Barack Obama is exactly this sort of Negro. His church may be Black, but his heart is where the power structure is, deep within the White man’s fat capitalist backside. Only an Uncle Tom of the highest order could defend the murder of a defenceless, landless and speaking bluntly, beaten people. The hypocrisy of kowtowing to genocidal Zionist terrorism while simultaneously denouncing Minister Farrakhan for remarks made years ago in reference to Palestinian Arabs and African-Jewish relations in the United States says much about the man and his anticipated polices.

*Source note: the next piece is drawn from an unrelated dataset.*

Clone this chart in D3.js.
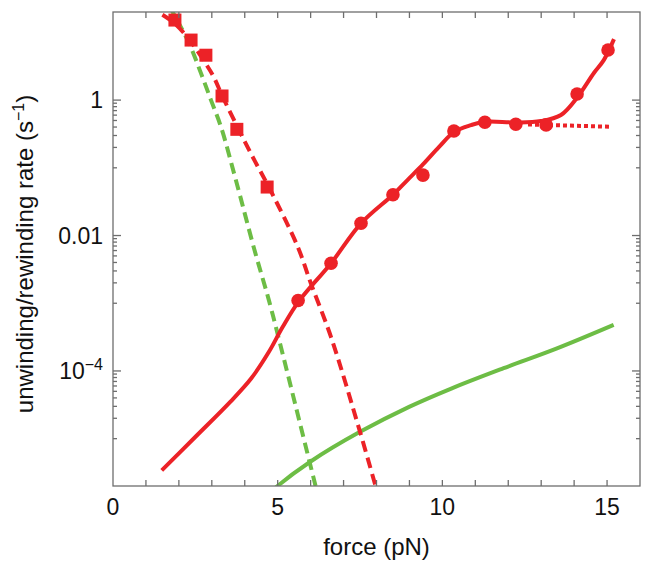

Endless, racialised slaughters in the third world, genocides in the fourth world and rampant exploitation of the second world until peoples such as the Palestinians cease to exist in sufficient numbers to defend their right to land, cultural identity and political self-determination. So I ask humbly ask Barack Obama and all those who support his presidency, where is the accountability the liberal/democratic folks say Obama personifies? Where is the moral justice in mass murder in the name of American imperialist power? And when will White America admit that what Barack Obama really represents is a brown face that will make the genocide, the exploitation and the racism “legit” in the eyes of its victims?

Don’t pretend that Obama does not fully comprehend his role in this tragic comedy, he is intelligently playing his part with great aplomb and technique. He’s “clean” as the neo-con and liberal punditry like to point out. He has successfully shed the morose vestiges of his dark skin to reveal the psychosomatic White man within all of us cruelly moulded by European indifference to our reality.

Jefferson and Dr. Rush would stand proud. The America they visualized is finally coming to pass.